AIM OF THE EXERCISE:
The lines from the beginning of the records below through the one holding "ax = fig.add_axes([0.0425, 0.13, 0.895, 0.7367])" are to be copied exactly; leave the pictures out.

════════════════

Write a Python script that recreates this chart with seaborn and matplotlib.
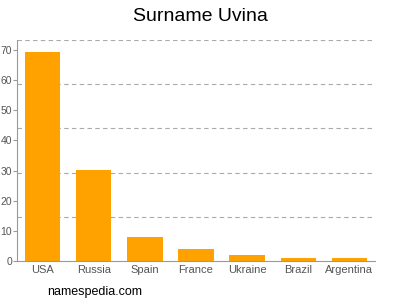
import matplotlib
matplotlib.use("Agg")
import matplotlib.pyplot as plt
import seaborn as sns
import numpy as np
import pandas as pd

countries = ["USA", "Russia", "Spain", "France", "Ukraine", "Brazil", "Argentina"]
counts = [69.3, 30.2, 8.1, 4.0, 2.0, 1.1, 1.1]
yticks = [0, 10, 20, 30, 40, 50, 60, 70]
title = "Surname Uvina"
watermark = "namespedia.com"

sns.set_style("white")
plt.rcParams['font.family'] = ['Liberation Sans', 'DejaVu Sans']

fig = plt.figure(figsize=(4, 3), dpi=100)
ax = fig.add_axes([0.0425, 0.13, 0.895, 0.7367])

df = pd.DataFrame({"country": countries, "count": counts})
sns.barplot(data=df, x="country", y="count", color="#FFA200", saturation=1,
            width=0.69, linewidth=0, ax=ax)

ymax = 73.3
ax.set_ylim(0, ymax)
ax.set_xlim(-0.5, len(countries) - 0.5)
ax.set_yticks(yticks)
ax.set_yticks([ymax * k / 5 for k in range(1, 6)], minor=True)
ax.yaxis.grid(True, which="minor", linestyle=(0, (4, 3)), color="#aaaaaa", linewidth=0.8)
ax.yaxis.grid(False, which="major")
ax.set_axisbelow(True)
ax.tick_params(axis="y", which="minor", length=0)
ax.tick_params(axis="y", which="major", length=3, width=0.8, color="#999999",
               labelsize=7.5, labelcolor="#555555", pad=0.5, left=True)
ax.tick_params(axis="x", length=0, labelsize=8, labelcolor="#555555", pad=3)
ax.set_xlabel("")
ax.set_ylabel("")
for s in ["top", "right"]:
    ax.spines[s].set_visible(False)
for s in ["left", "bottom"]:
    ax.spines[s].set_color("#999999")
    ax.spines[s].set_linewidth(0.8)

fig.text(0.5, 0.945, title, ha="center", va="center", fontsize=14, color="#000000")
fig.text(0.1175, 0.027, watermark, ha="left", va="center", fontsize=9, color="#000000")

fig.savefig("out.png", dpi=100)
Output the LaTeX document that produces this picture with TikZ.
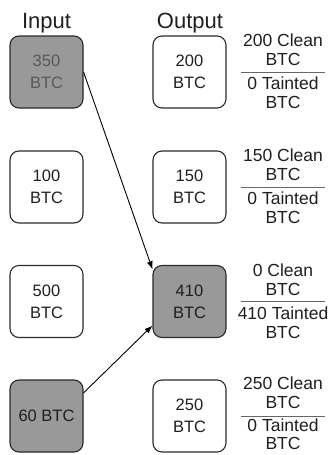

════════════════

TASK SOLUTION:
Write a Python script that recreates this chart with seaborn and matplotlib.
import matplotlib
matplotlib.use("Agg")
import matplotlib.pyplot as plt
import seaborn as sns
import numpy as np
import pandas as pd

countries = ["USA", "Russia", "Spain", "France", "Ukraine", "Brazil", "Argentina"]
counts = [69.3, 30.2, 8.1, 4.0, 2.0, 1.1, 1.1]
yticks = [0, 10, 20, 30, 40, 50, 60, 70]
title = "Surname Uvina"
watermark = "namespedia.com"

sns.set_style("white")
plt.rcParams['font.family'] = ['Liberation Sans', 'DejaVu Sans']

fig = plt.figure(figsize=(4, 3), dpi=100)
ax = fig.add_axes([0.0425, 0.13, 0.895, 0.7367])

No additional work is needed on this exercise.